Within Two Wolves, the natural world is a motif that functions as an impediment to the Silver family’s actions—despite fleeing into nature, they have no mastery over it, representing their familial dysfunction. In the latter half of the novel, most of the difficulties that the family faces come from nature: the lack of food in the forest, the strength of the stream, the weather, the unforgiving terrain. As the family builds stronger bonds, they have an easier time managing nature. When Ben and Olive first arrive at the cabin, they construct a raft together that falls apart when they try to float downriver on it; however, the raft that they construct later works for a time. The early failure followed by a later success mimics the way the story is constructed; early on, the family continually fails at what they try to do, and the reader suspects that they’ll easily be caught by the police. However, they evade the police later on when Ben decides not to leave his parents behind. In Two Wolves, nature is a barrier, but one that can be overcome with intelligence, determination, and collaboration.

A contrast is also established between Ben and his father on the value of nature. Early on, we learn that “[n]ature wasn’t Ben’s favorite thing—freaky insects, animals, dirt. He preferred being in his room playing games, watching TV, eating” (11). Ben’s father, on the other hand, considers himself a man of the wilderness, happily attempting to hunt rabbits on their first day at the cabin. In Ben’s father’s conception, a willingness to be in nature equates to manliness, and he looks down on Ben for preferring to stay indoors. However, there is a difference between Ray’s self-perception and reality, as he is a poor hunter. Nature ends up revealing both characters’ true natures; as Ben endures, surviving all of the trials nature throws at him, he also conquers his father’s conception of masculinity and replaces it with his own.

Masculinity

One of the central conflicts and motifs in Two Wolves is the question of what defines masculinity.
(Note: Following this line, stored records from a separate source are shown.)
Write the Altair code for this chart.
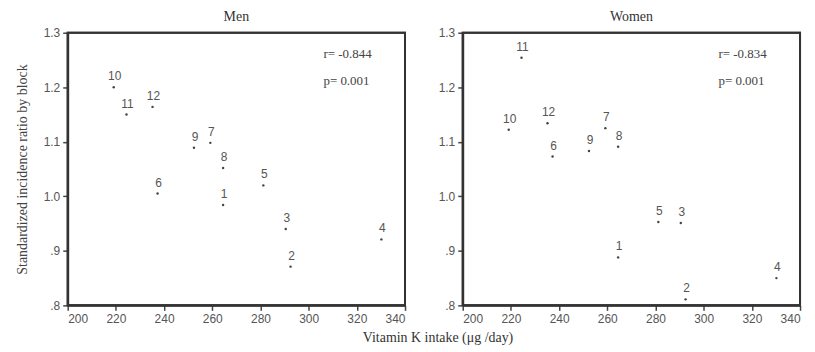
import altair as alt
import pandas as pd

blocks = [1, 2, 3, 4, 5, 6, 7, 8, 9, 10, 11, 12]
vitk_intake = [264.5, 292.5, 290.5, 330.2, 281.2, 237.3, 259.2, 264.5, 252.4, 219.1, 224.4, 235.2]
men_sir = [0.984, 0.871, 0.940, 0.921, 1.020, 1.005, 1.098, 1.052, 1.089, 1.200, 1.150, 1.164]
women_sir = [0.888, 0.811, 0.951, 0.850, 0.953, 1.073, 1.125, 1.091, 1.083, 1.122, 1.254, 1.134]

x_ticks = [200, 220, 240, 260, 280, 300, 320, 340]
y_ticks = [0.8, 0.9, 1.0, 1.1, 1.2, 1.3]

panels = [
    ("Men", men_sir, "r= -0.844", "p= 0.001"),
    ("Women", women_sir, "r= -0.834", "p= 0.001"),
]

SERIF = "Liberation Serif"
SANS = "Liberation Sans"
W, H = 339, 274


def panel(title, sir, r_txt, p_txt, show_ytitle):
    df = pd.DataFrame({"block": blocks, "vk": vitk_intake, "sir": sir})
    base = alt.Chart(df)
    x = alt.X("vk:Q", scale=alt.Scale(domain=[200, 340], nice=False, zero=False),
              axis=alt.Axis(values=x_ticks, title=None, grid=False,
                            domain=True, domainColor="#333", domainWidth=2,
                            tickSize=5, labelPadding=3, tickColor="#444", tickWidth=1.5,
                            labelFont=SANS, labelFontSize=12, labelColor="#555"))
    y = alt.Y("sir:Q", scale=alt.Scale(domain=[0.8, 1.3], nice=False, zero=False),
              axis=alt.Axis(values=y_ticks,
                            title="Standardized incidence ratio by block" if show_ytitle else None,
                            titleFont=SERIF, titleFontSize=14, titleFontWeight="normal",
                            titleColor="#444", titlePadding=14,
                            grid=False, domain=True, domainColor="#333", domainWidth=2,
                            tickSize=5, labelPadding=3, tickColor="#444", tickWidth=1.5,
                            labelFont=SANS, labelFontSize=12, labelColor="#555",
                            labelExpr="datum.value < 0.95 ? '.' + format(datum.value*10, '.0f') : format(datum.value, '.1f')"))
    pts = base.mark_circle(size=6, color="#444", opacity=1).encode(x=x, y=y)
    labs = base.mark_text(font=SANS, fontSize=12, color="#555", dy=-11, dx=1).encode(
        x=alt.X("vk:Q"), y=alt.Y("sir:Q"), text="block:N")
    r_ann = alt.Chart(pd.DataFrame({"t": [r_txt]})).mark_text(
        font=SERIF, fontSize=13, color="#444", align="left", baseline="middle").encode(
        x=alt.value(257), y=alt.value(21), text="t:N")
    p_ann = alt.Chart(pd.DataFrame({"t": [p_txt]})).mark_text(
        font=SERIF, fontSize=13, color="#444", align="left", baseline="middle").encode(
        x=alt.value(257), y=alt.value(49), text="t:N")
    frame = alt.Chart(pd.DataFrame({"t": [0]})).mark_rect(
        filled=False, fill="transparent", stroke="#333", strokeWidth=2, opacity=1).encode(
        x=alt.value(0), x2=alt.value(W), y=alt.value(0), y2=alt.value(H))
    return alt.layer(pts, labs, r_ann, p_ann, frame).properties(
        width=W, height=H,
        title=alt.TitleParams(title, font=SERIF, fontSize=14, fontWeight="normal",
                              color="#333", offset=3))


chart = alt.hconcat(
    panel(*panels[0], show_ytitle=True),
    panel(*panels[1], show_ytitle=False),
    spacing=30,
).properties(
    title=alt.TitleParams("Vitamin K intake (μg /day)", orient="bottom", anchor="middle",
                          font=SERIF, fontSize=14, fontWeight="normal", color="#333",
                          offset=6, dx=30),
    padding={"left": 6, "top": 0, "right": 5, "bottom": 2},
    background="white",
).configure_view(stroke="#333", strokeWidth=2, strokeOpacity=1)

chart.save("out.html", embed_options={"renderer": "svg", "actions": False})
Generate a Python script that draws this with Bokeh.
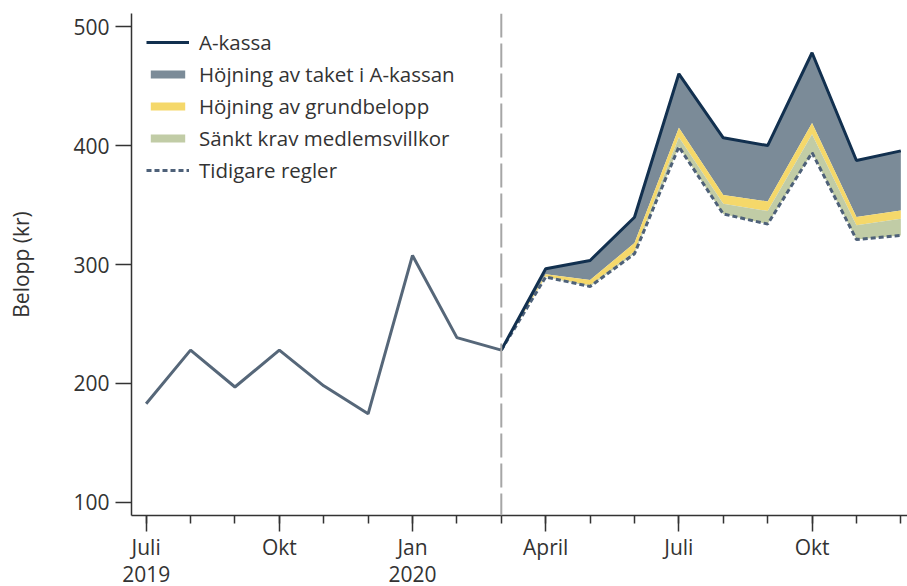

Ben’s father displays a rigid and traditionally masculine view of how men should act; he criticizes Ben for nearly everything he does in the novel, including talking, crying, being afraid of an abandoned isolated cabin, and complaining about being starved. In Ray’s view, Ben isn’t tough enough and acts like a girl. Ben has internalized these thoughts and constantly questions his own manhood. Ben’s desires, too, reflect his internalization of his father’s criticisms. He wishes to lose weight, even hoping while starving that “the physical work and the hunger [would make] him […] less fat” (87). He desires to be an outdoorsman and a police detective, two traditionally masculine identities, thinking he will earn his father’s respect and affection if he is sufficiently masculine.

However, as the novel goes on, Ben demonstrates resilience, creativity, and strength in the face of adversity, which he begins to associate with his own, more flexible definition of masculinity. The motif of masculinity therefore shifts as the novel continues from the rigid and authoritarian version evinced by Ben’s father to a more flexible, strong, and understanding version shown by Ben. By the end of the novel, Ben comes to understand who he is as a person and who he wants to be in the world by relinquishing his insecurities around his masculinity.